P.S. The original title of this post was “Additive models for non-monotonic functions,” but that seemed like the most boring thing possible, so I decided to go clickbait.


  1. Dogen says:

    I’m confused. The way this is worded it seems to fit the Pinocchio Principle, but the way it’s worded doesn’t make sense to me.

    I mean, if you’re modeling something associated with age over a lifetime wouldn’t you naturally use multiple functions? What would make anyone think a single function would apply? So then how does Pinocchio come into play?

    Hmm, ok maybe you’re making an inside joke. That fits, and I can see it as pretty funny now.
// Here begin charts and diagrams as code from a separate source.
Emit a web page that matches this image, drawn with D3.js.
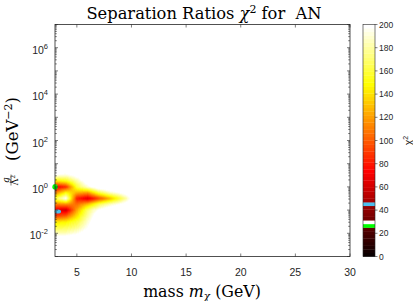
<!DOCTYPE html>
<html><head><meta charset="utf-8">
<script src="https://cdn.jsdelivr.net/npm/d3@7"></script>
<style>body{margin:0;background:#fff}svg{display:block}</style>
</head><body>
<script>
// ---------- data ----------
const masses = [3, 4, 5, 6, 7, 8, 9, 10, 11];                 // GeV
const logCoupling = [1, 0.75, 0.5, 0.25, 0, -0.25, -0.5, -0.75, -1, -1.25, -1.5, -1.75, -2, -2.25, -2.5]; // log10(g/Λ²)
const chi2 = [
  [220,220,220,220,220,220,220,220,220],
  [215,218,225,225,220,220,220,220,220],
  [195,190,205,220,225,220,220,220,220],
  [140,150,180,212,225,225,220,220,220],
  [ 66, 85,160,190,215,225,225,225,220],
  [110,150,125,118,160,185,200,215,220],
  [160,200, 82, 62, 92,125,160,200,220],
  [110,115,105,130,165,185,200,215,220],
  [ 68, 58,122,170,200,215,220,220,220],
  [ 90,100,140,180,215,220,220,220,220],
  [140,145,160,190,220,220,220,220,220],
  [160,165,175,198,220,220,220,220,220],
  [185,185,195,210,220,220,220,220,220],
  [210,215,220,220,220,220,220,220,220],
  [220,220,220,220,220,220,220,220,220]
];
const markerGreen = {m: 3.0, g: 1.0};
const markerBlue = {m: 3.26, g: 0.088};
const xTicks = [5, 10, 15, 20, 25, 30];
const yTickExps = [-2, 0, 2, 4, 6];
const cbTicks = [0, 20, 40, 60, 80, 100, 120, 140, 160, 180, 200];
const specialBands = [{i: 8, c: [0, 1, 0]}, {i: 9, c: [1, 1, 1]}, {i: 14, c: [0.30, 0.745, 0.933]}];

// ---------- colormap (hot, 64 entries, with marked bands) ----------
const N = 64;
const cmap = d3.range(N).map(i => {
  const n1 = 24;
  const r = i < n1 ? (i + 1) / n1 : 1;
  const g = i < n1 ? 0 : (i < 2 * n1 ? (i - n1 + 1) / n1 : 1);
  const b = i < 2 * n1 ? 0 : (i - 2 * n1 + 1) / (N - 2 * n1);
  return [r, g, b];
});
specialBands.forEach(s => cmap[s.i] = s.c);
const cmin = 0, cmax = 200;
const idxScale = d3.scaleQuantize().domain([cmin, cmax]).range(d3.range(N));
function colorOf(v) {
  const i = v >= cmax ? N - 1 : (v <= cmin ? 0 : idxScale(v));
  return cmap[i];
}

// ---------- layout ----------
const W = 413, H = 301;
const L = 55, R = 350, T = 24.5, B = 256.5;
const x = d3.scaleLinear().domain([3, 30]).range([L, R]);
const y = d3.scaleLog().domain([1e-3, 1e7]).range([B, T]);
const cbX0 = 363, cbX1 = 375;
const cy = d3.scaleLinear().domain([cmin, cmax]).range([B, T]);
const axisColor = '#262626';

const svg = d3.select('body').append('svg').attr('width', W).attr('height', H);

// ---------- heatmap via canvas (bilinear interpolation like shading interp) ----------
const pw = Math.round(R - L), ph = Math.round(B - T);
const canvas = document.createElement('canvas');
canvas.width = pw; canvas.height = ph;
const ctx = canvas.getContext('2d');
const img = ctx.createImageData(pw, ph);
const mi = d3.scaleLinear().domain(masses).range(d3.range(masses.length));
const li = d3.scaleLinear().domain(logCoupling).range(d3.range(logCoupling.length));
for (let py = 0; py < ph; py++) {
  const lg = Math.log10(y.invert(T + py + 0.5));
  for (let px = 0; px < pw; px++) {
    const m = x.invert(L + px + 0.5);
    let c = [1, 1, 1];
    if (m >= masses[0] && m <= masses[masses.length - 1] && lg <= logCoupling[0] && lg >= logCoupling[logCoupling.length - 1]) {
      const fi = mi(m), fj = li(lg);
      const i0 = Math.min(Math.floor(fi), masses.length - 2), j0 = Math.min(Math.floor(fj), logCoupling.length - 2);
      const tx = fi - i0, ty = fj - j0;
      const v = chi2[j0][i0] * (1 - tx) * (1 - ty) + chi2[j0][i0 + 1] * tx * (1 - ty) +
                chi2[j0 + 1][i0] * (1 - tx) * ty + chi2[j0 + 1][i0 + 1] * tx * ty;
      c = colorOf(v);
    }
    const k = (py * pw + px) * 4;
    img.data[k] = Math.round(c[0] * 255); img.data[k + 1] = Math.round(c[1] * 255);
    img.data[k + 2] = Math.round(c[2] * 255); img.data[k + 3] = 255;
  }
}
ctx.putImageData(img, 0, 0);
svg.append('image').attr('x', L).attr('y', T).attr('width', pw).attr('height', ph)
  .attr('preserveAspectRatio', 'none').attr('href', canvas.toDataURL());

// ---------- markers ----------
const gx = x(markerGreen.m), gy = y(markerGreen.g);
svg.append('path').attr('d', `M${gx - 2.8},${gy}H${gx + 2.8}M${gx},${gy - 2.8}V${gy + 2.8}M${gx - 2},${gy - 2}L${gx + 2},${gy + 2}M${gx - 2},${gy + 2}L${gx + 2},${gy - 2}`)
  .attr('stroke', '#00ff00').attr('stroke-width', 1.5).attr('fill', 'none');
svg.append('ellipse').attr('cx', x(markerBlue.m)).attr('cy', y(markerBlue.g)).attr('rx', 3.2).attr('ry', 2)
  .attr('fill', '#4dbeee');

// ---------- axes box & ticks ----------
const g = svg.append('g').attr('stroke', axisColor).attr('stroke-width', 0.6).attr('fill', 'none');
g.append('rect').attr('x', L).attr('y', T).attr('width', R - L).attr('height', B - T).attr('stroke-width', 0.8);
xTicks.forEach(t => {
  g.append('line').attr('x1', x(t)).attr('x2', x(t)).attr('y1', B).attr('y2', B - 3);
  g.append('line').attr('x1', x(t)).attr('x2', x(t)).attr('y1', T).attr('y2', T + 3);
});
const minor = [];
for (let e = -3; e < 7; e++) for (let k = 2; k <= 9; k++) minor.push(k * Math.pow(10, e));
minor.forEach(v => {
  g.append('line').attr('x1', L).attr('x2', L + 1.8).attr('y1', y(v)).attr('y2', y(v));
  g.append('line').attr('x1', R).attr('x2', R - 1.8).attr('y1', y(v)).attr('y2', y(v));
});
d3.range(-3, 8).forEach(e => {
  const v = Math.pow(10, e);
  g.append('line').attr('x1', L).attr('x2', L + 3).attr('y1', y(v)).attr('y2', y(v));
  g.append('line').attr('x1', R).attr('x2', R - 3).attr('y1', y(v)).attr('y2', y(v));
});

const tickFont = "'Liberation Sans', Arial, sans-serif";
svg.append('g').selectAll('text').data(xTicks).join('text')
  .attr('x', d => x(d)).attr('y', B + 19).attr('text-anchor', 'middle')
  .attr('font-family', tickFont).attr('font-size', 10.5).attr('fill', axisColor).text(d => d);

const yl = svg.append('g').selectAll('text').data(yTickExps).join('text')
  .attr('x', L - 7).attr('y', d => y(Math.pow(10, d)) + 6).attr('text-anchor', 'end')
  .attr('font-family', tickFont).attr('font-size', 10.5).attr('fill', axisColor);
yl.append('tspan').text('10');
yl.append('tspan').attr('dy', -5).attr('font-size', 7.5).text(d => d);

// ---------- colorbar ----------
const cb = svg.append('g');
cb.selectAll('rect.c').data(d3.range(N)).join('rect').attr('class', 'c')
  .attr('x', cbX0).attr('width', cbX1 - cbX0)
  .attr('y', i => cy((i + 1) * (cmax - cmin) / N + cmin))
  .attr('height', i => cy(i * (cmax - cmin) / N + cmin) - cy((i + 1) * (cmax - cmin) / N + cmin) + 0.3)
  .attr('fill', i => d3.rgb(cmap[i][0] * 255, cmap[i][1] * 255, cmap[i][2] * 255));
cb.append('rect').attr('x', cbX0).attr('y', T).attr('width', cbX1 - cbX0).attr('height', B - T)
  .attr('fill', 'none').attr('stroke', axisColor).attr('stroke-width', 0.6);
cb.selectAll('line.t').data(cbTicks).join('line').attr('class', 't')
  .attr('x1', cbX1).attr('x2', cbX1 + 2.5).attr('y1', d => cy(d)).attr('y2', d => cy(d))
  .attr('stroke', axisColor).attr('stroke-width', 0.6);
cb.selectAll('text').data(cbTicks).join('text')
  .attr('x', cbX1 + 4).attr('y', d => cy(d) + 3).attr('font-family', tickFont)
  .attr('font-size', 8.5).attr('fill', axisColor).text(d => d);
const cbl = svg.append('text').attr('transform', `translate(${W - 1},${(T + B) / 2}) rotate(-90)`)
  .attr('text-anchor', 'middle').attr('font-family', tickFont).attr('font-size', 10.5).attr('fill', axisColor);
cbl.append('tspan').text('χ');
cbl.append('tspan').attr('dy', -4).attr('font-size', 7).text('2');

// ---------- title and labels ----------
const serif = "'DejaVu Serif', 'Liberation Serif', serif";
const title = svg.append('text').attr('x', 204).attr('y', 19).attr('text-anchor', 'middle')
  .attr('font-family', serif).attr('font-size', 16.3).attr('fill', '#000');
title.append('tspan').text('Separation Ratios ');
title.append('tspan').attr('font-style', 'italic').text('χ');
title.append('tspan').attr('dy', -6).attr('font-size', 11).text('2');
title.append('tspan').attr('dy', 6).text('\u00a0for\u00a0\u00a0AN');

const xl = svg.append('text').attr('x', 202).attr('y', 297).attr('text-anchor', 'middle')
  .attr('font-family', serif).attr('font-size', 15.8).attr('fill', '#000');
xl.append('tspan').text('mass ');
xl.append('tspan').attr('font-style', 'italic').text('m');
xl.append('tspan').attr('font-style', 'italic').attr('font-size', 10.5).attr('dy', 3).text('χ');
xl.append('tspan').attr('dy', -3).text(' (GeV)');

const ylab = svg.append('g').attr('transform', 'translate(18,130) rotate(-90)');
const yt = ylab.append('text').attr('x', 1).attr('y', 0).attr('text-anchor', 'middle')
  .attr('font-family', serif).attr('font-size', 16.5).attr('fill', '#000');
yt.append('tspan').text('(GeV');
yt.append('tspan').attr('dy', -6.5).attr('font-size', 11).text('−2');
yt.append('tspan').attr('dy', 6.5).text(')');
ylab.append('text').attr('x', -50).attr('y', -9.5).attr('text-anchor', 'middle')
  .attr('font-family', serif).attr('font-style', 'italic').attr('font-size', 9).text('g');
ylab.append('line').attr('x1', -55.5).attr('x2', -44.5).attr('y1', -7).attr('y2', -7).attr('stroke', '#000').attr('stroke-width', 0.5);
const den = ylab.append('text').attr('x', -50).attr('y', 0).attr('text-anchor', 'middle')
  .attr('font-family', serif).attr('font-size', 9);
den.append('tspan').text('Λ');
den.append('tspan').attr('dy', -3).attr('font-size', 6).text('2');
</script>
</body></html>
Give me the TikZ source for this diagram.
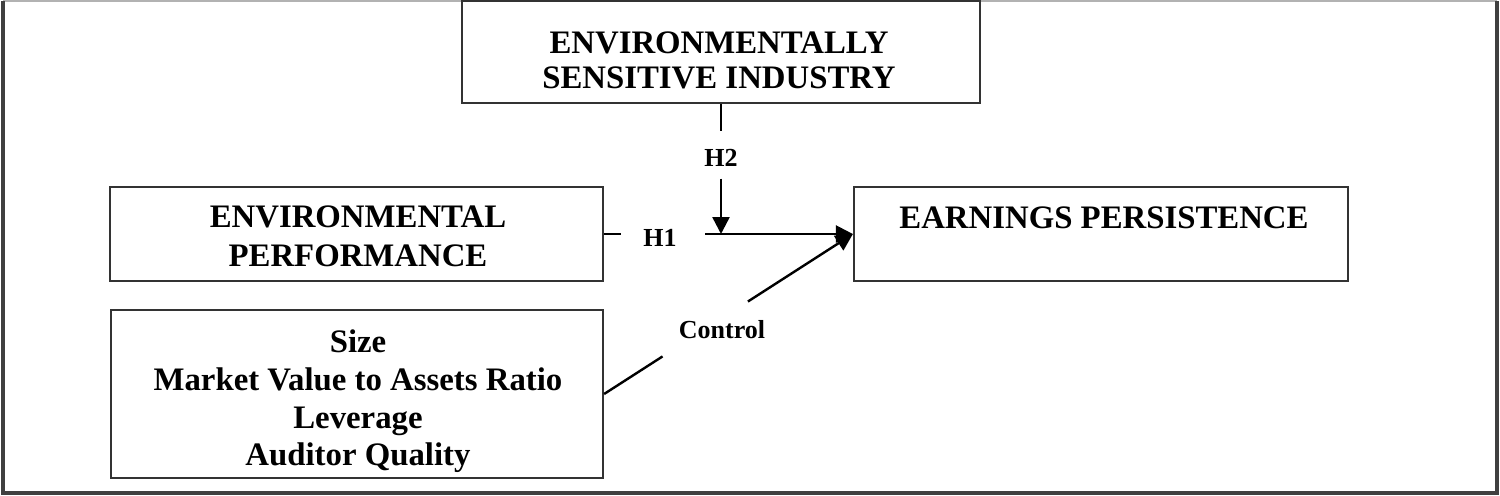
\documentclass[tikz,border=0pt]{standalone}
\usepackage{fontspec}
\setmainfont{Liberation Serif}
\usetikzlibrary{calc,arrows.meta}

\begin{document}
\begin{tikzpicture}[x=0.5pt,y=-0.5pt,
    box/.style={draw=black!80, line width=1.1pt, inner sep=0pt},
    txt/.style={font=\bfseries\fontsize{16.4}{19}\selectfont, align=center, inner sep=0pt},
    hyp/.style={font=\bfseries\fontsize{13}{15}\selectfont, inner sep=0pt},
    conn/.style={line width=1.2pt},
    arr/.style={conn, -{Triangle[length=8.5pt,width=8.5pt]}}]
    \useasboundingbox (0,0) rectangle (1500,495);

    % Frame
    \fill[white] (0,0) rectangle (1500,495);
    \draw[gray!60, line width=1pt] (3,1) -- (1497,1);
    \draw[black!75, line width=1.8pt] (3,1) -- (3,493) -- (1497,493) -- (1497,1);

    % Boxes
    \node[box, minimum width=259pt, minimum height=51pt] (esi) at (721,52) {};
    \node[txt, font=\bfseries\fontsize{16.4}{17.5}\selectfont] (esitext) at (719,60.5) {ENVIRONMENTALLY\\SENSITIVE INDUSTRY};

    \node[box, minimum width=246.5pt, minimum height=47pt] (envperf) at (356.5,234) {};
    \node[txt, font=\bfseries\fontsize{16.4}{19.5}\selectfont] (envtext) at (358,236.5) {ENVIRONMENTAL\\PERFORMANCE};

    \node[box, minimum width=247pt, minimum height=47pt] (earnpers) at (1101,234) {};
    \node[txt] (earntext) at (1104,218) {EARNINGS PERSISTENCE};

    \node[box, minimum width=246pt, minimum height=84pt] (ctrl) at (357,394) {};
    \node[txt, font=\bfseries\fontsize{16.4}{18.85}\selectfont] (ctrltext) at (358,401.5) {Size\\Market Value to Assets Ratio\\Leverage\\Auditor Quality};

    % Hypotheses
    \node[hyp] (h2) at (721,158) {H2};
    \node[hyp] (h1) at (660,238) {H1};
    \node[hyp] (ctl) at (722,330) {Control};
    \coordinate (meet) at (esi.south |- earnpers.west);

    % Links
    \draw[conn] (esi.south) -- ($(esi.south)!0.206!(meet)$);
    \draw[arr] ($(esi.south)!0.573!(meet)$) -- (meet);
    \draw[conn] (envperf.east) -- ($(envperf.east)!0.068!(earnpers.west)$);
    \draw[arr] ($(envperf.east)!0.406!(earnpers.west)$) -- (earnpers.west);
    \draw[conn] (ctrl.east) -- ($(ctrl.east)!0.235!(earnpers.west)$);
    \draw[arr] ($(ctrl.east)!0.578!(earnpers.west)$) -- (earnpers.west);
\end{tikzpicture}
\end{document}
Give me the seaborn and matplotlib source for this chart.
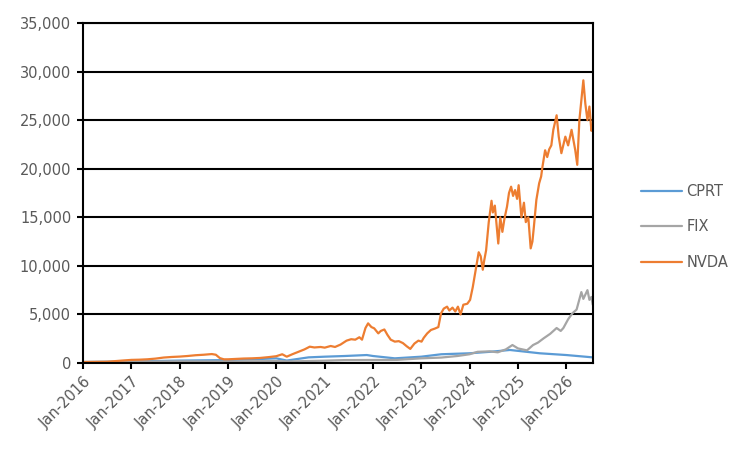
import pandas as pd
import matplotlib.pyplot as plt
import matplotlib.dates as mdates
from matplotlib.ticker import FuncFormatter
import seaborn as sns

# 读取数值
nvda_dates = [
    "2016-01-01", "2016-04-01", "2016-07-01", "2016-09-01", "2016-11-01",
    "2017-01-01", "2017-03-01", "2017-05-01", "2017-07-01", "2017-09-01", "2017-11-01",
    "2018-01-01", "2018-03-01", "2018-05-01", "2018-07-01", "2018-09-01", "2018-10-01",
    "2018-11-01", "2018-12-01", "2019-01-01", "2019-03-01", "2019-05-01", "2019-07-01",
    "2019-09-01", "2019-11-01", "2020-01-01", "2020-02-15", "2020-03-20", "2020-05-01",
    "2020-06-15", "2020-08-01", "2020-09-10", "2020-10-15", "2020-12-01", "2021-01-01",
    "2021-02-15", "2021-03-20", "2021-05-01", "2021-06-15", "2021-07-20", "2021-08-20",
    "2021-09-20", "2021-10-10", "2021-11-05", "2021-11-25", "2021-12-20", "2022-01-10",
    "2022-02-10", "2022-03-01", "2022-03-28", "2022-04-20", "2022-05-15", "2022-06-15",
    "2022-07-15", "2022-08-15", "2022-09-15", "2022-10-10", "2022-11-10", "2022-12-10",
    "2023-01-03", "2023-01-20", "2023-02-15", "2023-03-15", "2023-04-15", "2023-05-10",
    "2023-05-30", "2023-06-20", "2023-07-15", "2023-08-01", "2023-08-25", "2023-09-15",
    "2023-10-05", "2023-10-25", "2023-11-15", "2023-12-15", "2024-01-05", "2024-01-25",
    "2024-02-20", "2024-03-10", "2024-03-25", "2024-04-10", "2024-04-20", "2024-05-05",
    "2024-05-25", "2024-06-15", "2024-06-25", "2024-07-10", "2024-07-25", "2024-08-05",
    "2024-08-20", "2024-09-05", "2024-09-20", "2024-10-10", "2024-10-25", "2024-11-10",
    "2024-11-25", "2024-12-10", "2024-12-25", "2025-01-06", "2025-01-27", "2025-02-15",
    "2025-03-01", "2025-03-20", "2025-04-07", "2025-04-20", "2025-05-01", "2025-05-20",
    "2025-06-10", "2025-06-25", "2025-07-05", "2025-07-25", "2025-08-10", "2025-08-25",
    "2025-09-10", "2025-09-25", "2025-10-20", "2025-11-05", "2025-11-25", "2025-12-25",
    "2026-01-15", "2026-02-10", "2026-03-10", "2026-03-25", "2026-04-10", "2026-04-25",
    "2026-05-10", "2026-05-25", "2026-06-10", "2026-06-25", "2026-07-10", "2026-07-20",
]
nvda_vals = [
    100, 110, 130, 200, 260,
    320, 340, 380, 450, 560, 620,
    660, 720, 800, 850, 920, 850,
    500, 380, 380, 420, 460, 480,
    520, 600, 700, 900, 650, 900,
    1150, 1400, 1680, 1600, 1650, 1580,
    1750, 1650, 1900, 2300, 2450, 2400,
    2650, 2400, 3600, 4080, 3700, 3570,
    3050, 3300, 3450, 2900, 2400, 2200,
    2250, 2050, 1700, 1450, 2000, 2300,
    2200, 2600, 3050, 3400, 3550, 3700,
    5100, 5600, 5800, 5400, 5700, 5300,
    5800, 5000, 6000, 6100, 6500, 7800,
    9900, 11400, 11000, 9600, 10500, 11600,
    14500, 16700, 15500, 16200, 14000, 12300,
    15000, 13500, 14800, 16100, 17500, 18150,
    17200, 17800, 16900, 18300, 15000, 16500,
    14500, 15000, 11800, 12500, 14000, 16800,
    18500, 19200, 20200, 21900, 21200, 22000,
    22400, 24000, 25500, 23300, 21600, 23300,
    22400, 24000, 21900, 20400, 25000, 27000,
    29100, 26700, 25000, 26400, 23900, 24500,
]

fix_dates = [
    "2016-01-01", "2017-01-01", "2018-01-01", "2019-01-01", "2020-01-01", "2020-04-01",
    "2021-01-01", "2021-06-01", "2022-01-01", "2022-07-01", "2023-01-01", "2023-06-01",
    "2023-10-01", "2024-01-01", "2024-03-01", "2024-06-01", "2024-08-01", "2024-10-01",
    "2024-11-20", "2025-01-01", "2025-03-10", "2025-04-25", "2025-06-01", "2025-07-15",
    "2025-09-01", "2025-10-20", "2025-11-20", "2025-12-10", "2026-01-15", "2026-02-15",
    "2026-03-20", "2026-04-25", "2026-05-10", "2026-06-10", "2026-06-25", "2026-07-10",
    "2026-07-20",
]
fix_vals = [
    100, 130, 170, 150, 200, 160,
    240, 300, 310, 320, 480, 560,
    720, 900, 1150, 1200, 1100, 1400,
    1850, 1500, 1300, 1850, 2100, 2550,
    3000, 3600, 3300, 3600, 4500, 5100,
    5500, 7300, 6600, 7500, 6500, 6800,
    6000,
]

cprt_dates = [
    "2016-01-01", "2017-01-01", "2018-01-01", "2019-01-01", "2019-07-01", "2020-01-01",
    "2020-03-20", "2020-09-01", "2021-01-01", "2021-06-01", "2021-11-15", "2022-01-01",
    "2022-06-15", "2023-01-01", "2023-06-01", "2024-01-01", "2024-06-01", "2024-11-01",
    "2025-03-01", "2025-06-15", "2026-01-01", "2026-07-20",
]
cprt_vals = [
    100, 150, 250, 300, 380, 480,
    250, 580, 650, 720, 820, 720,
    480, 650, 900, 1000, 1150, 1340,
    1160, 1000, 820, 580,
]

series = ["CPRT", "FIX", "NVDA"]
colors = ["#5B9BD5", "#A5A5A5", "#ED7D31"]

df = pd.concat([
    pd.DataFrame({"date": pd.to_datetime(cprt_dates), "value": cprt_vals, "ticker": "CPRT"}),
    pd.DataFrame({"date": pd.to_datetime(fix_dates), "value": fix_vals, "ticker": "FIX"}),
    pd.DataFrame({"date": pd.to_datetime(nvda_dates), "value": nvda_vals, "ticker": "NVDA"}),
])

sns.set_style("white")
plt.rcParams["font.family"] = ["DejaVu Sans"]

fig = plt.figure(figsize=(7.52, 4.54), dpi=100)
ax = fig.add_axes([83 / 752, 1 - 363 / 454, 510 / 752, 340 / 454])

sns.lineplot(data=df, x="date", y="value", hue="ticker", hue_order=series,
             palette=colors, linewidth=1.6, ax=ax, estimator=None)

ax.set_xlim(pd.Timestamp("2016-01-01"), pd.Timestamp("2026-07-22"))
ax.set_ylim(0, 35000)
ax.set_yticks(range(0, 35001, 5000))
ax.yaxis.set_major_formatter(FuncFormatter(lambda v, p: f"{int(v):,}"))
ax.xaxis.set_major_locator(mdates.YearLocator())
ax.xaxis.set_major_formatter(mdates.DateFormatter("%b-%Y"))

ax.grid(axis="y", color="black", linewidth=1.5)
ax.set_axisbelow(True)
for s in ax.spines.values():
    s.set_color("black")
    s.set_linewidth(1.5)
    s.set_visible(True)

ax.tick_params(axis="both", direction="out", length=4.5, width=1.5, color="black",
               labelcolor="#595959", labelsize=10.5, left=True, bottom=True)
ax.tick_params(axis="y", pad=4)
for lab in ax.get_xticklabels():
    lab.set_rotation(45)
    lab.set_ha("right")
    lab.set_rotation_mode("anchor")

ax.set_xlabel("")
ax.set_ylabel("")

ax.legend_.remove()
handles = ax.get_lines()[:3]
leg = fig.legend(handles, series, loc="center left", bbox_to_anchor=(641 / 752, 1 - 226.7 / 454),
                 frameon=False, fontsize=10.5, handlelength=2.8, handletextpad=0.3,
                 labelspacing=1.4, borderpad=0, borderaxespad=0)
for t in leg.get_texts():
    t.set_color("#595959")

plt.savefig("out.png", dpi=100)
  2. Jonathan (another one) says:

    My old boss always used to use a/x + bx + cx^2, which gives three regimes for initial, run-of-the-mill and extreme behavior of x.

    • Rahul says:

      Is there any advice for the selection of g1(x) & g2(x)?

      Just in this particular thread I see several functional forms: a/x + bx + cx^2

      exp(-mt) (1-exp(-kt))^b

      a_1*exp(-b_1*x) + a_2 + a_3*exp(b_2*x)

      and a few more……..

      Is there any way to know what to use? Is minimizing the fit error the only yardstick?

      • My best advice would be to think about the properties the function should have (this is a kind of prior). For example in the graph shown at the top there’s a rapid almost linear increase, a period where things are relatively constant with a slow decay, and then a roll-off at the end. At the very least, the functional form should be able to reproduce a reasonably wide variety of those types of curves.

  3. David P says:

    A (possible) real-life example:

    Rising incomes, holding longevity constant, might cause workers to finance longer retirements (a curve for retirement age falling but tending to level off).

    Rising longevity, holding incomes constant, will require workers to finance longer retirements (approximately constant as a fraction of lifetime, and consequently rising as lifetimes rise).

    If the curvatures cooperate, the net effect as both incomes and longevity rise can be a decline then a rise in average retirement age.

  4. Bill Harris says:

    I’m glad you brought this up. System dynamics models nonlinear functions often, and system dynamicists emphasize the need to disaggregate causes to get monotonic functions. See, or see chapter 14 of John Sterman’s /Business Dynamics/.

    A classic example is production measured in goods per person per day as a function of hours worked per day. Loosely speaking, working 10% more hours might be expected to increase production by 10%. Working 100% more per day (from 9 to 18 hours, say) is not likely to double one’s production per day. Indeed, production per day may have a peak somewhere between 8 and 18 hours. That’s not because production is a quadratic function of hours worked but because there are two effects: how long one works and how fatigued one gets.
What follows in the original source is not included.